At least one partner must produce proof of residence in Belgium. The local authority should be able to issue a (bewijs van woonst voor huwelijksdoeleinden / certificat de domicile pour mariage) literally a ‘certificate of residence for marriage’. You will need to prove your residential status to this authority, eg. by bringing your rental agreement.
Foreign documents may have to be authorized with an Apostille stamp, also known as ‘Apostillisation’ or ‘legalisation’, or an equivalent. The issuing government stamps a document with a unique ID, indicating that it is a true and accurate copy for recognition abroad. Any documents not issued in Dutch or French must be translated by a ‘sworn translator’. If the translation is not done in Belgium, it too must be authenticated by an Apostille stamp, or equivalent.

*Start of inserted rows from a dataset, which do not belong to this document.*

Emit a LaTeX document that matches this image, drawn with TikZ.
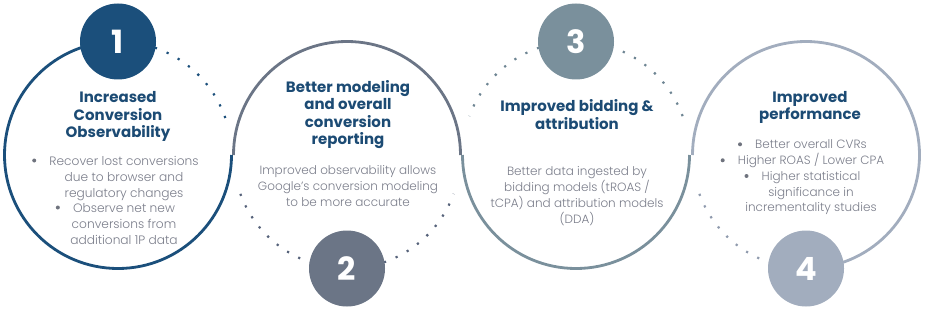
\documentclass[tikz,border=0pt]{standalone}
\usepackage{fontspec}
\setmainfont{Poppins}
\newfontfamily\lightfont{Poppins Light}
\definecolor{colA}{HTML}{1B4F7B}
\definecolor{colB}{HTML}{6B7586}
\definecolor{colC}{HTML}{7A909C}
\definecolor{colD}{HTML}{A2ADBE}
\definecolor{dotA}{HTML}{1B4F7B}
\definecolor{dotB}{HTML}{56627A}
\definecolor{dotC}{HTML}{6E8593}
\definecolor{dotD}{HTML}{8F9AAD}
\definecolor{titleblue}{HTML}{1C4B74}
\definecolor{bodygray}{HTML}{7A7D8A}
\definecolor{bulgray}{HTML}{6F737E}
\begin{document}
\begin{tikzpicture}[x=1pt,y=1pt,
  solidarc/.style={line width=2.8pt},
  dotarc/.style={line width=2.2pt, dash pattern=on 2.2pt off 10.4pt},
  badge/.style={circle, minimum size=76pt, inner sep=0pt, text=white, font=\fontsize{32}{32}\selectfont\bfseries},
  ttl/.style={anchor=base, inner sep=0pt, text=titleblue, font=\fontsize{15}{17}\selectfont\bfseries},
  bodytxt/.style={anchor=base, inner sep=0pt, text=bodygray, font=\lightfont\fontsize{12}{16}\selectfont},
  bigbody/.style={bodytxt, font=\lightfont\fontsize{12.2}{16}\selectfont},
  bul/.style={circle, fill=bulgray, inner sep=0pt, minimum size=4pt}
]
\useasboundingbox (0,0) rectangle (928,311);
\def\R{113.5}
\coordinate (c1) at (118,156);
\coordinate (c2) at (347,156);
\coordinate (c3) at (576,156);
\coordinate (c4) at (806,156);

% solid arcs
\draw[solidarc, colA] ([shift={(90:\R)}]c1) arc[start angle=90, end angle=360, radius=\R];
\draw[solidarc, colB] ([shift={(0:\R)}]c2) arc[start angle=0, end angle=180, radius=\R];
\draw[solidarc, colC] ([shift={(180:\R)}]c3) arc[start angle=180, end angle=360, radius=\R];
\draw[solidarc, colD] ([shift={(-90:\R)}]c4) arc[start angle=-90, end angle=180, radius=\R];

% dotted arcs
\draw[dotarc, dotA] ([shift={(71:\R)}]c1) arc[start angle=71, end angle=17, radius=\R];
\draw[dotarc, dotB] ([shift={(200:\R)}]c2) arc[start angle=200, end angle=251, radius=\R];
\draw[dotarc, dotB] ([shift={(289:\R)}]c2) arc[start angle=289, end angle=340, radius=\R];
\draw[dotarc, dotC] ([shift={(20:\R)}]c3) arc[start angle=20, end angle=71, radius=\R];
\draw[dotarc, dotC] ([shift={(109:\R)}]c3) arc[start angle=109, end angle=160, radius=\R];
\draw[dotarc, dotD] ([shift={(200:\R)}]c4) arc[start angle=200, end angle=251, radius=\R];

% badges
\node[badge, fill=colA] (b1) at ([shift={(90:\R)}]c1) {1};
\node[badge, fill=colB] (b2) at ([shift={(-90:\R)}]c2) {2};
\node[badge, fill=colC] (b3) at ([shift={(90:\R)}]c3) {3};
\node[badge, fill=colD] (b4) at ([shift={(-90:\R)}]c4) {4};

% circle 1 text
\node[ttl] (t1a) at (118,208) {Increased};
\node[ttl] (t1b) at (118,190.7) {Conversion};
\node[ttl] (t1c) at (118,173.4) {Observability};
\node[bigbody] (p1a) at (124,146) {Recover lost conversions};
\node[bigbody] (p1b) at (124,130) {due to browser and};
\node[bigbody] (p1c) at (124,114) {regulatory changes};
\node[bigbody] (p1d) at (124,99) {Observe net new};
\node[bigbody] (p1e) at (124,83) {conversions from};
\node[bigbody] (p1f) at (124,67) {additional 1P data};
\node[bul] (d1a) at ([xshift=-15pt,yshift=4.5pt]p1a.base west) {};
\node[bul] (d1b) at ([xshift=-15pt,yshift=4.5pt]p1d.base west) {};

% circle 2 text
\node[ttl] (t2a) at (348,218.3) {Better modeling};
\node[ttl] (t2b) at (348,201) {and overall};
\node[ttl] (t2c) at (348,183.7) {conversion};
\node[ttl] (t2d) at (348,166.4) {reporting};
\node[bodytxt] (p2a) at (348,137) {Improved observability allows};
\node[bodytxt] (p2b) at (348,121) {Google’s conversion modeling};
\node[bodytxt] (p2c) at (348,105) {to be more accurate};

% circle 3 text
\node[ttl] (t3a) at (577,199.3) {Improved bidding \&};
\node[ttl] (t3b) at (577,182) {attribution};
\node[bodytxt] (p3a) at (577,136) {Better data ingested by};
\node[bodytxt] (p3b) at (577,120) {bidding models (tROAS /};
\node[bodytxt] (p3c) at (577,104) {tCPA) and attribution models};
\node[bodytxt] (p3d) at (577,88) {(DDA)};

% circle 4 text
\node[ttl] (t4a) at (810,208.3) {Improved};
\node[ttl] (t4b) at (810,191) {performance};
\node[bodytxt] (p4a) at (811,162.7) {Better overall CVRs};
\node[bodytxt] (p4b) at (811,146.7) {Higher ROAS / Lower CPA};
\node[bodytxt] (p4c) at (811,131) {Higher statistical};
\node[bodytxt] (p4d) at (811,115) {significance in};
\node[bodytxt] (p4e) at (811,99.3) {incrementality studies};
\node[bul] (d4a) at ([xshift=-15pt,yshift=4pt]p4a.base west) {};
\node[bul] (d4b) at ([xshift=-15pt,yshift=4pt]p4b.base west) {};
\node[bul] (d4c) at ([xshift=-15pt,yshift=4pt]p4c.base west) {};
\end{tikzpicture}
\end{document}
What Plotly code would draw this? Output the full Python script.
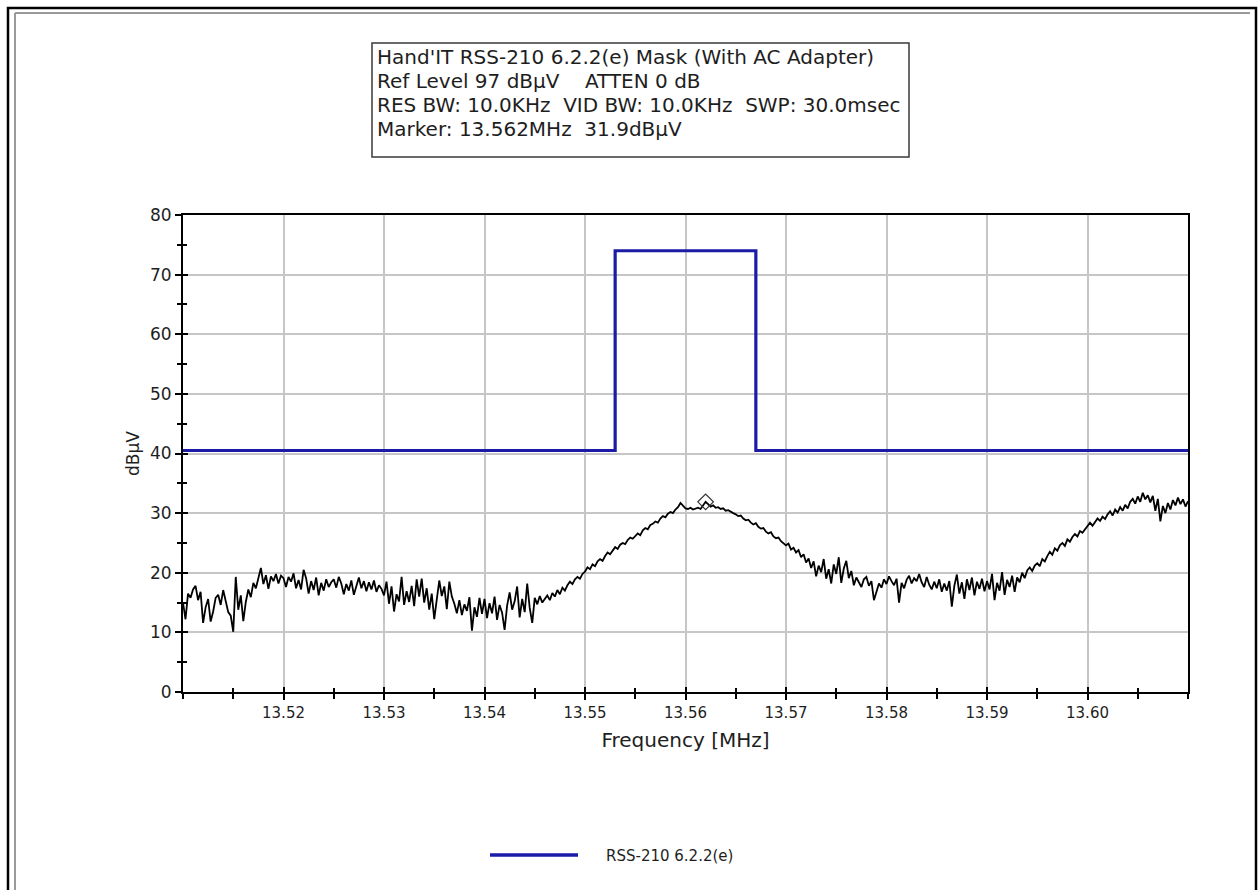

Belgian wedding ceremonies
The legally binding ceremony must take place at a registry office, which is typically in the local town hall (stadhuis / mairie). Many of town halls are beautiful buildings, often 200–600 years old. Space may be limited, but it is typically possible to bring 20 or so guests.
The civil registrar / council officer (ambtenaar van de burgerlijke / l’officier de l’état civil) will conduct the ceremony, which includes reading out certain sections of the Belgian legal code covering the rights and duties of a married couple. At the end of the ceremony, the couple will be issued with a family record book (trouwboekje / livret de mariage), which acts as your copy of your marriage registration.
The couple may supply up to four witnesses, who should all be over 18 and bring ID. If you, your partner or your witnesses are not fluent in the local language, you should supply a translator. The translator does not need to be a certified professional but should be competent.
The civil ceremony typically costs €250–300, however the charge for a Saturday afternoon in a popular area may be double this.
To be binding in Belgium, a prenuptial agreement must be drawn up by a notary and registered at the time of the marriage. Couples may choose one of three property ownership policies, or create their own unique arrangement with a prenuptial agreement (huwelijkscontract / contrat de mariage).
The default option is het wettelijk stelsel / le régime légal, in which each spouse retains their own property, and has joint liability/ownership only for joint debts/assets acquired during the marriage or specifically designated as such.
Getting Belgian citizenship
Marrying a Belgian citizen does not automatically grant you Belgian citizenship. The standard application procedures apply. Typically, you must have been resident in Belgium for three years before applying. However, if you are applying for citizenship on the basis of your relationship, you must have cohabited with your partner, in Belgium, for at least six months (if you have the right to remain in the country for more than three months) or three years (if you don’t). Read about applying for Belgian citizenship.
Under Belgian law, both spouses retain their original name. Alternatives may be allowed for members of EU states with other standards.
If a married woman in a heterosexual relationship has a child, her spouse is automatically considered to be a parent, and given parental rights. If she is in a same-sex relationship, her partner must adopt the child to have parental rights.
Children take their mother’s surname unless the father is registered as their parent at the time of their birth. This occurs automatically if the mother and father are married. Further information is available regarding more unusual situations, such as if the father is married to a woman who is not the mother.